— Start of Information shown —

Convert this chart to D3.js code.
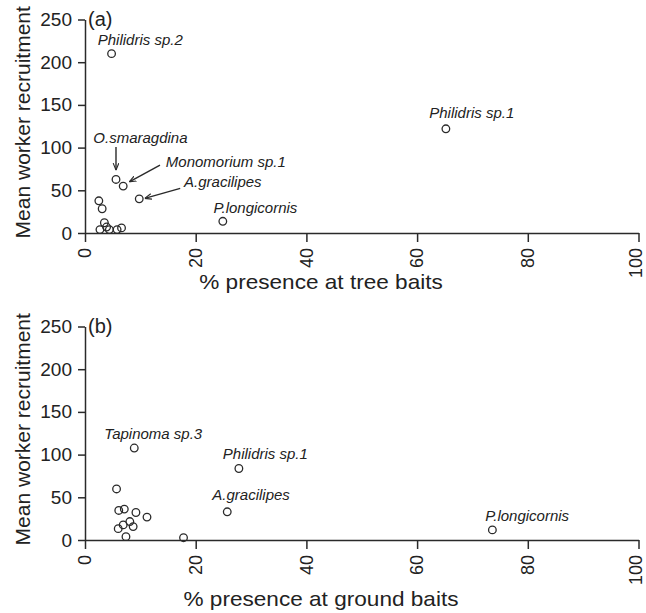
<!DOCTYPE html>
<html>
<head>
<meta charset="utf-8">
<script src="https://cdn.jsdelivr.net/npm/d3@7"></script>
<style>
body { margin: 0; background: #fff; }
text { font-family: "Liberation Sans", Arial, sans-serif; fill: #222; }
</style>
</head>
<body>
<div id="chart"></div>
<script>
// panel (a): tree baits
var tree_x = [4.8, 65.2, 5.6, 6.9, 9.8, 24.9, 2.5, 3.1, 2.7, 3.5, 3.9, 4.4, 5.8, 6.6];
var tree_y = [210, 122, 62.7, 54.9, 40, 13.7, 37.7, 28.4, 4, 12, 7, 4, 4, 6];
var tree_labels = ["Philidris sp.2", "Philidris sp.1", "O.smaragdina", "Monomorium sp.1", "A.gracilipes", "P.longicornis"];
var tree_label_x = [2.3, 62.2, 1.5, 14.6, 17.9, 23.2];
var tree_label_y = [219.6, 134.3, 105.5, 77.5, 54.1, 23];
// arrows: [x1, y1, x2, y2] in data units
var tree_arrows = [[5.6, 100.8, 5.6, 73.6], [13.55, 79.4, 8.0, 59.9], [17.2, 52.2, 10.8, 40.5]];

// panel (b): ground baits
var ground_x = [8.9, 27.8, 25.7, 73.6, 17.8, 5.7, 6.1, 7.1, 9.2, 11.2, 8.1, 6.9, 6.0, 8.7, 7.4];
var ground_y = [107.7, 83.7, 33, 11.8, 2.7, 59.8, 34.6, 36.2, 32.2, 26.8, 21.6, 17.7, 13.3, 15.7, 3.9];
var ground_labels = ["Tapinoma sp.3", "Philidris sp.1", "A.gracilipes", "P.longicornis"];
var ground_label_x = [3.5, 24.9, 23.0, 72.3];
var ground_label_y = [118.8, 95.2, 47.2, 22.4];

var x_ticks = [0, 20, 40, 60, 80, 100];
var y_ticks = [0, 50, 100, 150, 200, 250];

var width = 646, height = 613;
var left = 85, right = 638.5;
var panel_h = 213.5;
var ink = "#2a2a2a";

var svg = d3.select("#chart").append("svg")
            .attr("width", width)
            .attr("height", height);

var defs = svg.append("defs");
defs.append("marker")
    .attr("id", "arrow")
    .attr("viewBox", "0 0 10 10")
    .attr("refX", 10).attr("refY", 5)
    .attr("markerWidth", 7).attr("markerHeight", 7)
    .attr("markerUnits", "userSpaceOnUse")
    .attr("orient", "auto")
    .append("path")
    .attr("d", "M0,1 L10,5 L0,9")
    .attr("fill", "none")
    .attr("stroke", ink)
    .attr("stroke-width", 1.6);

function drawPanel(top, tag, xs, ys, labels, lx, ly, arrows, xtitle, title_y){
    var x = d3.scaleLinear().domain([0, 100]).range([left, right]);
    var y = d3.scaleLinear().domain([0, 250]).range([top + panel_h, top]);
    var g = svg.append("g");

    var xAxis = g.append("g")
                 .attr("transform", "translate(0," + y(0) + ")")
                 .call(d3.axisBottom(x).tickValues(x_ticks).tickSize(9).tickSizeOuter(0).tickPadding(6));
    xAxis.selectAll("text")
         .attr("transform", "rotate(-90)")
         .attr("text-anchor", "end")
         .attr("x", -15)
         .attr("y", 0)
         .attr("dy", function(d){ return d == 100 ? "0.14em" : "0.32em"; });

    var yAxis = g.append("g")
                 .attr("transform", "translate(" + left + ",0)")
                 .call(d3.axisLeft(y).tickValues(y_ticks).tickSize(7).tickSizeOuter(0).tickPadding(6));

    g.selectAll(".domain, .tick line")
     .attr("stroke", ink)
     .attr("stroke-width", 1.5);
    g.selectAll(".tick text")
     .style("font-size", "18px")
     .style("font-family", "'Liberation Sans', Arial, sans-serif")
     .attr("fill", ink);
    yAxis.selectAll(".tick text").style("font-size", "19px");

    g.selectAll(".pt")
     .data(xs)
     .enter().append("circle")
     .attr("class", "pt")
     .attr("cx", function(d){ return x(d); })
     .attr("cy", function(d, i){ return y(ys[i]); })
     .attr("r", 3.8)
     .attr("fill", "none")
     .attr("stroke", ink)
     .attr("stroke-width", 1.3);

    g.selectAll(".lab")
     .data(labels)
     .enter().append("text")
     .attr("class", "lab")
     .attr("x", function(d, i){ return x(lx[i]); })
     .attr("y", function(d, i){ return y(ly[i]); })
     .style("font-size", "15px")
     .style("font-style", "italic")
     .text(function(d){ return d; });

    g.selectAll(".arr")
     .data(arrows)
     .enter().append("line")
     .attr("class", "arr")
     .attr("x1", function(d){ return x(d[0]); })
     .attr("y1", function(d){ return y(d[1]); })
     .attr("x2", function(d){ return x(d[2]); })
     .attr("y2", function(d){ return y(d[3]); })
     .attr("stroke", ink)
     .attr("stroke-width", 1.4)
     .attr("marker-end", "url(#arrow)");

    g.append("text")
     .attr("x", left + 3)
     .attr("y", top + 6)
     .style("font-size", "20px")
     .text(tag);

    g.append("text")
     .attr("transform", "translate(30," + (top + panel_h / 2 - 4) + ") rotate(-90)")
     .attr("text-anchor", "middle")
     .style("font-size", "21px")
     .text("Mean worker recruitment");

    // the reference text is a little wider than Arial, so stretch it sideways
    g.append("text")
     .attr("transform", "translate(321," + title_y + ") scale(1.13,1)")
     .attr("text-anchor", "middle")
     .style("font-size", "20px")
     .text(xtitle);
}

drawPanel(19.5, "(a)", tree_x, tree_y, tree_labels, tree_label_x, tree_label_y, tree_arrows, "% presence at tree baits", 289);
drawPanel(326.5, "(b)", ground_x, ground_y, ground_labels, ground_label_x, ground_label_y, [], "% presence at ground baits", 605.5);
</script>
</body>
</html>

— End of Information shown —

• What is required: Return the listing above in full and without alteration, excluding its pictures.

• Answer for this exercise:
Convert this chart to D3.js code.
<!DOCTYPE html>
<html>
<head>
<meta charset="utf-8">
<script src="https://cdn.jsdelivr.net/npm/d3@7"></script>
<style>
body { margin: 0; background: #fff; }
text { font-family: "Liberation Sans", Arial, sans-serif; fill: #222; }
</style>
</head>
<body>
<div id="chart"></div>
<script>
// panel (a): tree baits
var tree_x = [4.8, 65.2, 5.6, 6.9, 9.8, 24.9, 2.5, 3.1, 2.7, 3.5, 3.9, 4.4, 5.8, 6.6];
var tree_y = [210, 122, 62.7, 54.9, 40, 13.7, 37.7, 28.4, 4, 12, 7, 4, 4, 6];
var tree_labels = ["Philidris sp.2", "Philidris sp.1", "O.smaragdina", "Monomorium sp.1", "A.gracilipes", "P.longicornis"];
var tree_label_x = [2.3, 62.2, 1.5, 14.6, 17.9, 23.2];
var tree_label_y = [219.6, 134.3, 105.5, 77.5, 54.1, 23];
// arrows: [x1, y1, x2, y2] in data units
var tree_arrows = [[5.6, 100.8, 5.6, 73.6], [13.55, 79.4, 8.0, 59.9], [17.2, 52.2, 10.8, 40.5]];

// panel (b): ground baits
var ground_x = [8.9, 27.8, 25.7, 73.6, 17.8, 5.7, 6.1, 7.1, 9.2, 11.2, 8.1, 6.9, 6.0, 8.7, 7.4];
var ground_y = [107.7, 83.7, 33, 11.8, 2.7, 59.8, 34.6, 36.2, 32.2, 26.8, 21.6, 17.7, 13.3, 15.7, 3.9];
var ground_labels = ["Tapinoma sp.3", "Philidris sp.1", "A.gracilipes", "P.longicornis"];
var ground_label_x = [3.5, 24.9, 23.0, 72.3];
var ground_label_y = [118.8, 95.2, 47.2, 22.4];

var x_ticks = [0, 20, 40, 60, 80, 100];
var y_ticks = [0, 50, 100, 150, 200, 250];

var width = 646, height = 613;
var left = 85, right = 638.5;
var panel_h = 213.5;
var ink = "#2a2a2a";

var svg = d3.select("#chart").append("svg")
            .attr("width", width)
            .attr("height", height);

var defs = svg.append("defs");
defs.append("marker")
    .attr("id", "arrow")
    .attr("viewBox", "0 0 10 10")
    .attr("refX", 10).attr("refY", 5)
    .attr("markerWidth", 7).attr("markerHeight", 7)
    .attr("markerUnits", "userSpaceOnUse")
    .attr("orient", "auto")
    .append("path")
    .attr("d", "M0,1 L10,5 L0,9")
    .attr("fill", "none")
    .attr("stroke", ink)
    .attr("stroke-width", 1.6);

function drawPanel(top, tag, xs, ys, labels, lx, ly, arrows, xtitle, title_y){
    var x = d3.scaleLinear().domain([0, 100]).range([left, right]);
    var y = d3.scaleLinear().domain([0, 250]).range([top + panel_h, top]);
    var g = svg.append("g");

    var xAxis = g.append("g")
                 .attr("transform", "translate(0," + y(0) + ")")
                 .call(d3.axisBottom(x).tickValues(x_ticks).tickSize(9).tickSizeOuter(0).tickPadding(6));
    xAxis.selectAll("text")
         .attr("transform", "rotate(-90)")
         .attr("text-anchor", "end")
         .attr("x", -15)
         .attr("y", 0)
         .attr("dy", function(d){ return d == 100 ? "0.14em" : "0.32em"; });

    var yAxis = g.append("g")
                 .attr("transform", "translate(" + left + ",0)")
                 .call(d3.axisLeft(y).tickValues(y_ticks).tickSize(7).tickSizeOuter(0).tickPadding(6));

    g.selectAll(".domain, .tick line")
     .attr("stroke", ink)
     .attr("stroke-width", 1.5);
    g.selectAll(".tick text")
     .style("font-size", "18px")
     .style("font-family", "'Liberation Sans', Arial, sans-serif")
     .attr("fill", ink);
    yAxis.selectAll(".tick text").style("font-size", "19px");

    g.selectAll(".pt")
     .data(xs)
     .enter().append("circle")
     .attr("class", "pt")
     .attr("cx", function(d){ return x(d); })
     .attr("cy", function(d, i){ return y(ys[i]); })
     .attr("r", 3.8)
     .attr("fill", "none")
     .attr("stroke", ink)
     .attr("stroke-width", 1.3);

    g.selectAll(".lab")
     .data(labels)
     .enter().append("text")
     .attr("class", "lab")
     .attr("x", function(d, i){ return x(lx[i]); })
     .attr("y", function(d, i){ return y(ly[i]); })
     .style("font-size", "15px")
     .style("font-style", "italic")
     .text(function(d){ return d; });

    g.selectAll(".arr")
     .data(arrows)
     .enter().append("line")
     .attr("class", "arr")
     .attr("x1", function(d){ return x(d[0]); })
     .attr("y1", function(d){ return y(d[1]); })
     .attr("x2", function(d){ return x(d[2]); })
     .attr("y2", function(d){ return y(d[3]); })
     .attr("stroke", ink)
     .attr("stroke-width", 1.4)
     .attr("marker-end", "url(#arrow)");

    g.append("text")
     .attr("x", left + 3)
     .attr("y", top + 6)
     .style("font-size", "20px")
     .text(tag);

    g.append("text")
     .attr("transform", "translate(30," + (top + panel_h / 2 - 4) + ") rotate(-90)")
     .attr("text-anchor", "middle")
     .style("font-size", "21px")
     .text("Mean worker recruitment");

    // the reference text is a little wider than Arial, so stretch it sideways
    g.append("text")
     .attr("transform", "translate(321," + title_y + ") scale(1.13,1)")
     .attr("text-anchor", "middle")
     .style("font-size", "20px")
     .text(xtitle);
}

drawPanel(19.5, "(a)", tree_x, tree_y, tree_labels, tree_label_x, tree_label_y, tree_arrows, "% presence at tree baits", 289);
drawPanel(326.5, "(b)", ground_x, ground_y, ground_labels, ground_label_x, ground_label_y, [], "% presence at ground baits", 605.5);
</script>
</body>
</html>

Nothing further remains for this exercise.